_WHAT TO DO_
Print the material below exactly as it stands, please, from its first line to the line holding "plt.rcParams['font.family'] = ['Liberation", with no pictures.
— BEGIN SUPPLIED INFORMATION —
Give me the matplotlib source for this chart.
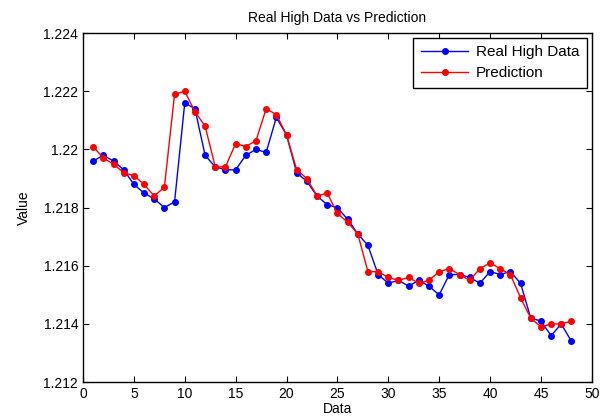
import matplotlib
matplotlib.use("Agg")
import matplotlib.pyplot as plt

plt.rcParams['font.family'] = ['Liberation Sans', 'DejaVu Sans']

idx = list(range(1, 49))
real_high = [1.2196, 1.2198, 1.2196, 1.2193, 1.2188, 1.2185, 1.2183, 1.2180,
             1.2182, 1.2216, 1.2214, 1.2198, 1.2194, 1.2193, 1.2193, 1.2198,
             1.2200, 1.2199, 1.2211, 1.2205, 1.2192, 1.2189, 1.2184, 1.2181,
             1.2180, 1.2176, 1.2171, 1.2167, 1.2157, 1.2154, 1.2155, 1.2153,
             1.2155, 1.2153, 1.2150, 1.2157, 1.2157, 1.2156, 1.2154, 1.2158,
             1.2157, 1.2158, 1.2154, 1.2142, 1.2141, 1.2136, 1.2140, 1.2134]
prediction = [1.2201, 1.2197, 1.2195, 1.2192, 1.2191, 1.2188, 1.2184, 1.2187,
              1.2219, 1.2220, 1.2213, 1.2208, 1.2194, 1.2194, 1.2202, 1.2201,
              1.2203, 1.2214, 1.2212, 1.2205, 1.2193, 1.2190, 1.2184, 1.2185,
              1.2178, 1.2175, 1.2171, 1.2158, 1.2158, 1.2156, 1.2155, 1.2156,
              1.2154, 1.2155, 1.2158, 1.2159, 1.2157, 1.2155, 1.2159, 1.2161,
              1.2159, 1.2157, 1.2149, 1.2142, 1.2139, 1.2140, 1.2140, 1.2141]

fig = plt.figure(figsize=(6.12, 4.19), dpi=100)
ax = fig.add_axes([0.1356, 0.088, 0.8314, 0.833])

ax.plot(idx, real_high, color='#0000ff', marker='o', markersize=4, linewidth=1,
        label='Real High Data')
ax.plot(idx, prediction, color='#ff0000', marker='o', markersize=4, linewidth=1,
        label='Prediction')

ax.set_xlim(0, 50)
ax.set_ylim(1.212, 1.224)
ax.set_xticks(range(0, 51, 5))
ax.set_yticks([1.212, 1.214, 1.216, 1.218, 1.22, 1.222, 1.224])
ax.set_yticklabels(['1.212', '1.214', '1.216', '1.218', '1.22', '1.222', '1.224'])
ax.tick_params(direction='in', top=True, right=True, labelsize=10, length=4)
for s in ax.spines.values():
    s.set_linewidth(1)

ax.set_xlabel('Data', fontsize=10, labelpad=1)
ax.set_ylabel('Value', fontsize=10, labelpad=9)
ax.set_title('Real High Data vs Prediction', fontsize=10, pad=8)

leg = ax.legend(loc='upper right', fontsize=11, fancybox=False, framealpha=1,
                edgecolor='black', borderaxespad=0.3, handlelength=3.1,
                handletextpad=0.5, labelspacing=0.45, borderpad=0.5)
leg.get_frame().set_linewidth(1)

fig.savefig('out.png', dpi=100)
— END SUPPLIED INFORMATION —
_COMPLETED EXERCISE_
Give me the matplotlib source for this chart.
import matplotlib
matplotlib.use("Agg")
import matplotlib.pyplot as plt

plt.rcParams['font.family'] = ['Liberation Sans', 'DejaVu Sans']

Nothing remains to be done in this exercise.